A paper of this sort is therefore valuable not only for its useful results which point the way towards improved treatment options and therefore increased oral health but also because it serves to remind us that the professional work that we undertake is based on a foundation of more than one discipline. This is furthered by our own knowledge and appreciation of the underlying biological, chemical and physical principles, despite what we might think of the subjects when we are students!

The full paper can be accessed from the BDJ website ( http://www.bdj.co.uk ), under 'Research' in the table of contents for Volume 210 issue 5.

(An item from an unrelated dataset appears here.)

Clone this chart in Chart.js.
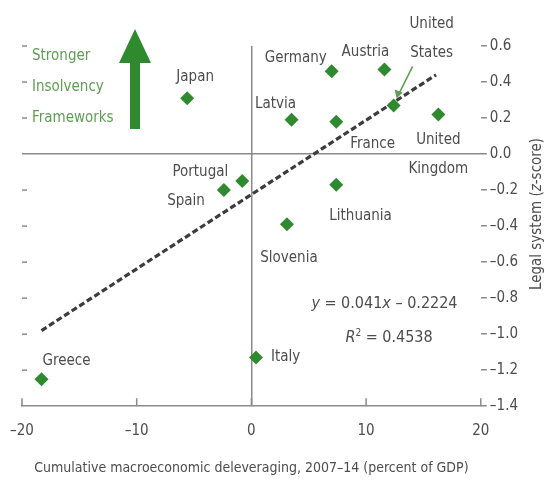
<!DOCTYPE html>
<html>
<head>
<meta charset="utf-8">
<script src="https://cdn.jsdelivr.net/npm/chart.js@4.4.0/dist/chart.umd.min.js"></script>
<style>
  html, body { margin: 0; padding: 0; background: #fff; }
  #wrap { width: 545px; height: 494px; }
</style>
</head>
<body>
<div id="wrap"><canvas id="scatter_chart"></canvas></div>
<script>
const countries = ['Japan', 'Portugal', 'Spain', 'Germany', 'Austria', 'Latvia', 'France',
  'United States', 'United Kingdom', 'Lithuania', 'Slovenia', 'Italy', 'Greece'];
const deleveraging = [-5.6, -0.8, -2.4, 7.0, 11.6, 3.5, 7.4, 12.4, 16.3, 7.4, 3.1, 0.4, -18.3];
const legalSystem = [0.31, -0.15, -0.20, 0.46, 0.47, 0.19, 0.18, 0.27, 0.22, -0.17, -0.39, -1.13, -1.25];
const trendX = [-18.3, 16.1];
const trendY = [-0.98, 0.44];
const xTicks = [-20, -10, 0, 10, 20];
const yTicks = [0.6, 0.4, 0.2, 0.0, -0.2, -0.4, -0.6, -0.8, -1.0, -1.2, -1.4];

const font = "'Liberation Sans Narrow', 'Arial Narrow', 'DejaVu Sans Condensed', sans-serif";
const textGray = '#4d4d4d';
const axisGray = '#8a8a8a';
const green = '#2f8a2f';
const lightGreen = '#5e9e52';

const dash = s => String(s).replace('-', '\u2013');

// where each country name sits relative to its marker
const spots = {
  'Japan': { dx: 8, dy: -21, align: 'center' },
  'Portugal': { dx: -14, dy: -9, align: 'right' },
  'Spain': { dx: -19, dy: 11, align: 'right' },
  'Germany': { dx: -5, dy: -13, align: 'right' },
  'Austria': { dx: -19, dy: -17, align: 'center' },
  'Latvia': { dx: -16, dy: -16, align: 'center' },
  'France': { dx: 14, dy: 22, align: 'left' },
  'United States': { dx: 38, dy: -81, align: 'center', lines: ['United', 'States'] },
  'United Kingdom': { dx: 0, dy: 26, align: 'center', lines: ['United', 'Kingdom'] },
  'Lithuania': { dx: -7, dy: 31, align: 'left' },
  'Slovenia': { dx: 2, dy: 34, align: 'center' },
  'Italy': { dx: 15, dy: 0, align: 'left' },
  'Greece': { dx: 1, dy: -18, align: 'left' }
};

function drawRuns(ctx, runs, cx, cy, size) {
  const fontFor = r => (r.italic ? 'italic ' : '') + (r.sup ? Math.round(size * 0.6) : size) + 'px ' + font;
  let total = 0;
  runs.forEach(r => { ctx.font = fontFor(r); total += ctx.measureText(r.t).width; });
  let x = cx - total / 2;
  ctx.textAlign = 'left';
  runs.forEach(r => {
    ctx.font = fontFor(r);
    ctx.fillText(r.t, x, r.sup ? cy - size * 0.3 : cy);
    x += ctx.measureText(r.t).width;
  });
}

const annotations = {
  id: 'annotations',
  afterDraw(chart) {
    const { ctx, chartArea: a, scales: { x, y } } = chart;
    ctx.save();

    // inward tick marks on the x axis and short marks on the left edge
    ctx.strokeStyle = axisGray;
    ctx.lineWidth = 1.5;
    xTicks.forEach(v => {
      const px = x.getPixelForValue(v);
      ctx.beginPath(); ctx.moveTo(px, a.bottom); ctx.lineTo(px, a.bottom - 8); ctx.stroke();
    });
    yTicks.forEach(v => {
      if (v === 0 || v === -1.4) return;
      const py = y.getPixelForValue(v);
      ctx.beginPath(); ctx.moveTo(a.left, py); ctx.lineTo(a.left + 5, py); ctx.stroke();
    });

    // country names
    ctx.fillStyle = textGray;
    ctx.font = '15px ' + font;
    ctx.textBaseline = 'middle';
    countries.forEach((c, i) => {
      const s = spots[c];
      const px = x.getPixelForValue(deleveraging[i]);
      const py = y.getPixelForValue(legalSystem[i]);
      ctx.textAlign = s.align;
      (s.lines || [c]).forEach((line, k) => ctx.fillText(line, px + s.dx, py + s.dy + k * 29));
    });

    // pointer to the United States marker
    const ui = countries.indexOf('United States');
    const ux = x.getPixelForValue(deleveraging[ui]);
    const uy = y.getPixelForValue(legalSystem[ui]);
    ctx.strokeStyle = lightGreen;
    ctx.fillStyle = lightGreen;
    ctx.lineWidth = 1.5;
    ctx.beginPath(); ctx.moveTo(ux + 19, uy - 39); ctx.lineTo(ux + 5, uy - 11); ctx.stroke();
    ctx.beginPath();
    ctx.moveTo(ux + 3, uy - 7); ctx.lineTo(ux + 1, uy - 16); ctx.lineTo(ux + 9, uy - 13);
    ctx.closePath(); ctx.fill();

    // big arrow + caption
    ctx.fillStyle = green;
    const ax = a.left + 113;
    ctx.beginPath();
    ctx.moveTo(ax, a.top - 17);
    ctx.lineTo(ax + 16, a.top + 17);
    ctx.lineTo(ax + 5, a.top + 17);
    ctx.lineTo(ax + 5, a.top + 83);
    ctx.lineTo(ax - 5, a.top + 83);
    ctx.lineTo(ax - 5, a.top + 17);
    ctx.lineTo(ax - 16, a.top + 17);
    ctx.closePath();
    ctx.fill();

    ctx.fillStyle = lightGreen;
    ctx.font = '15px ' + font;
    ctx.textAlign = 'left';
    ['Stronger', 'Insolvency', 'Frameworks'].forEach((t, k) => ctx.fillText(t, a.left + 10, a.top + 10 + k * 31));

    // regression text
    ctx.fillStyle = textGray;
    drawRuns(ctx, [{ t: 'y', italic: true }, { t: ' = 0.041' }, { t: 'x', italic: true }, { t: ' \u2013 0.2224' }],
      x.getPixelForValue(11.6), y.getPixelForValue(-0.83), 16);
    drawRuns(ctx, [{ t: 'R', italic: true }, { t: '2', sup: true }, { t: ' = 0.4538' }],
      x.getPixelForValue(12.0), y.getPixelForValue(-1.02), 16);

    // right axis title, reading bottom to top
    ctx.translate(537, 214);
    ctx.rotate(-Math.PI / 2);
    drawRuns(ctx, [{ t: 'Legal system (' }, { t: 'z', italic: true }, { t: '-score)' }], 0, 0, 15);

    ctx.restore();
  }
};

const config = {
  type: 'scatter',
  data: {
    datasets: [
      {
        label: 'Countries',
        data: deleveraging.map((v, i) => ({ x: v, y: legalSystem[i] })),
        pointStyle: 'rectRot',
        pointRadius: 7,
        pointHoverRadius: 7,
        backgroundColor: green,
        borderColor: green,
        borderWidth: 0,
        order: 0
      },
      {
        type: 'line',
        label: 'Trend',
        data: trendX.map((v, i) => ({ x: v, y: trendY[i] })),
        borderColor: '#3c3c3c',
        borderWidth: 3.2,
        borderDash: [6, 3],
        pointRadius: 0,
        fill: false,
        order: 1
      }
    ]
  },
  options: {
    responsive: true,
    maintainAspectRatio: false,
    animation: false,
    layout: { padding: { left: 22, top: 46, right: 24, bottom: 17 } },
    plugins: {
      legend: { display: false },
      tooltip: { enabled: false }
    },
    scales: {
      x: {
        type: 'linear',
        min: -20,
        max: 20,
        afterBuildTicks: axis => { axis.ticks = xTicks.map(v => ({ value: v })); },
        afterFit: axis => { axis.paddingLeft = 0; },
        ticks: {
          color: textGray,
          font: { family: font, size: 15 },
          padding: 16,
          callback: v => dash(v)
        },
        grid: {
          drawTicks: false,
          lineWidth: 1.5,
          color: c => (c.tick && c.tick.value === 0 ? axisGray : 'rgba(0,0,0,0)')
        },
        border: { display: true, color: axisGray, width: 1.5 },
        title: {
          display: true,
          text: 'Cumulative macroeconomic deleveraging, 2007\u201314 (percent of GDP)',
          color: textGray,
          font: { family: font, size: 14 },
          padding: { top: 4, bottom: 0 }
        }
      },
      y: {
        type: 'linear',
        position: 'right',
        min: -1.4,
        max: 0.6,
        afterBuildTicks: axis => { axis.ticks = yTicks.map(v => ({ value: v })); },
        ticks: {
          color: textGray,
          font: { family: font, size: 15 },
          padding: 3,
          callback: v => dash(v.toFixed(1))
        },
        grid: {
          tickLength: 6,
          tickColor: axisGray,
          lineWidth: 1.5,
          color: c => (c.tick && c.tick.value === 0 ? axisGray : 'rgba(0,0,0,0)')
        },
        border: { display: false }
      }
    }
  },
  plugins: [annotations]
};

document.addEventListener('DOMContentLoaded', () => {
  const scatter = new Chart(document.getElementById('scatter_chart').getContext('2d'), config);
});
</script>
</body>
</html>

Stephen Hancocks, Editor-in-Chief

Author questions and answers

1. Why did you undertake this research?

Perforations from the pulp to the surrounding periodontium caused by resorptive defects, caries and iatrogenic events during endodontic treatment are most undesirable damages. Healing prognosis is influenced by factors such as the dimensions of the perforation, time delay before the repair, location of the perforation, ability to seal the defect and materials used. MTA has received particular attention as a perforation repair material. It is known that the apical plug using MTA should be 3-5 mm. It was of interest to evaluate the sealing ability of the materials used for furcation perforation repair, knowing that the thickness of the dentine in that area is less than 3 mm. The large perforations were chosen because of their poor prognosis in the clinical situation.

2. What would you like to do next in this area to follow on from this work?

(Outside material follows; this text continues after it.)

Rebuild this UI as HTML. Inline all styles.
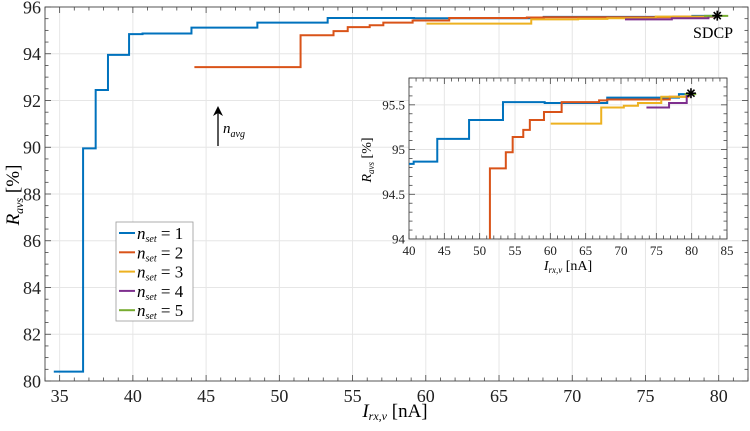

We have decided to focus more on the biocompatibility of endodontic sealer materials. A few years ago we investigated three sealers with respect to mouse fibroblast cytotoxicity by two fairly simple screening assays and found that the sealer that consisted of more than one methacrylate monomer was more toxic than the one consisting of one such monomer and the material that was epoxy polymer-based.1 We have already performed a new study looking into the mode of cell (rat submandibular salivary gland) death caused by extract sealers consisting of different polymers.

Commentary

Furcation perforations in multirooted teeth may lead to the loss of periodontal attachment in the adjacent area. Independent of the cause, prompt and proper sealing of such perforations is important for the prognosis of the affected tooth. The requirements for the repair material are the same as for other materials implanted in teeth and the rest of the human body. Several materials have been tested for their sealing properties in such perforations, but different methods and materials make comparisons difficult. The value of leakage studies has also been discussed, due to limitations related to methodological issues and the low power of the statistical tests applied. With this in mind, the sealing ability of mineral trioxide aggregate (MTA) has been studied extensively and have been shown to be similar or superior to other test materials. Some recent publications have studied the use of MTA for the sealing of furcation perforations by testing the leakage of protein along the material.

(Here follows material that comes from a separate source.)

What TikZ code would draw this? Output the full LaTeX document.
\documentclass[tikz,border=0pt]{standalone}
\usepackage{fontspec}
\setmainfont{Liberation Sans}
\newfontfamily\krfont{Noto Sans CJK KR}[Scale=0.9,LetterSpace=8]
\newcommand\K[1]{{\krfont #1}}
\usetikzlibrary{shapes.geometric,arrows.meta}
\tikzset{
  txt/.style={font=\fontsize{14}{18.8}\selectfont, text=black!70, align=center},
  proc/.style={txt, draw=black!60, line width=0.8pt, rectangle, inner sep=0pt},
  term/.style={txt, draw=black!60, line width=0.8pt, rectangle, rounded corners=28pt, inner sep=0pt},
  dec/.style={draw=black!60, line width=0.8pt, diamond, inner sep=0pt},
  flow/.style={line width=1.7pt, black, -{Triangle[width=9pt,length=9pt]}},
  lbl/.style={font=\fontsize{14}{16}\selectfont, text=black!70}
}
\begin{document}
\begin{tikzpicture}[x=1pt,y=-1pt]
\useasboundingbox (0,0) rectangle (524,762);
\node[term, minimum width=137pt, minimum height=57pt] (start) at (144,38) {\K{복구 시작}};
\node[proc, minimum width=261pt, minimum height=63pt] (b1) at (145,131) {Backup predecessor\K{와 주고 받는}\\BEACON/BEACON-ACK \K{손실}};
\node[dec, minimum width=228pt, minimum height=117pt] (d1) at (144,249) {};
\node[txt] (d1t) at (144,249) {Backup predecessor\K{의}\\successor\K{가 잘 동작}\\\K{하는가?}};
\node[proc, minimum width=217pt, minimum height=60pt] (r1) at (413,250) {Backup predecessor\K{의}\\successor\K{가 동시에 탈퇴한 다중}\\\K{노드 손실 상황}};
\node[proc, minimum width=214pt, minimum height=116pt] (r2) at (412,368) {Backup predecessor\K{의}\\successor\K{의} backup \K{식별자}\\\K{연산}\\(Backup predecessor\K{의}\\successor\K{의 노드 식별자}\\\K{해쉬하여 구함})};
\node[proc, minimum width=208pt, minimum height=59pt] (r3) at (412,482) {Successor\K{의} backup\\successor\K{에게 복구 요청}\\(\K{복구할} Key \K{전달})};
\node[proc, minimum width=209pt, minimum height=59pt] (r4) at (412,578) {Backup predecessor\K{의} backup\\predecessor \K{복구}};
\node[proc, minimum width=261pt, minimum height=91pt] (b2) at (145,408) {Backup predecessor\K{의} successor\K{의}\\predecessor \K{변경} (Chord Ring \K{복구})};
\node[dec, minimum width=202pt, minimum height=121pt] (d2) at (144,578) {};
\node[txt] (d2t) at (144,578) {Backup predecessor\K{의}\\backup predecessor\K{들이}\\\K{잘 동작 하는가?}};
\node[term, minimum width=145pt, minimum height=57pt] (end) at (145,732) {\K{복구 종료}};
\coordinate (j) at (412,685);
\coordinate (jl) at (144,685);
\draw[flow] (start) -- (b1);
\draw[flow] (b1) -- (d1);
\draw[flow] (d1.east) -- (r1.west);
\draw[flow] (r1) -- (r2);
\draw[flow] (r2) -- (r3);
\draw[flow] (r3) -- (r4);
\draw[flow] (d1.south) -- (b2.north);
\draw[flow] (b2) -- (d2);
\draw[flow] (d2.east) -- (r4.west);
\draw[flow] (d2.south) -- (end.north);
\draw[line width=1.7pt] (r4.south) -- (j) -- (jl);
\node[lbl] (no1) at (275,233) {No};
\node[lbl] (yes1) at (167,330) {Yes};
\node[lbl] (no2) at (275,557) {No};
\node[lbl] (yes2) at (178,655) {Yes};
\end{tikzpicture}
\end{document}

The paper by Lodienė et al. is another in vitro study testing the sealing effect of MTA in furcation perforations. However, they have moved from tracer-penetration of dyes or protein molecules of different sizes to bacterial penetration (Enterococcus faecalis), giving a more clinically relevant situation.

The study showed that grey and white MTA (Pro Root®) and resin-modified glass ionomer cement (Vitremer) had better sealing properties against Enter. faecalis in furcation perforations as compared to resin composite (Retroplast). They also found bacterial penetration through intact dentine, but the methodology was unable to discriminate between vital and dead bacteria in the tubules (identified by scanning electron microscopy). Thus, the paper raises a new important hypothesis that underscores the complexities of such leakage studies. Further studies are needed to identify the important path for bacteria, either through furcation canals or dentine tubules, or along the dentine-material interface. This would be of utmost importance for the clinical handling of such perforations. Further, the indicated pathway through furcation canals or dentinal tubules may, to some degree, explain the conflicting findings of several studies regarding the possible antibacterial effect of MTA.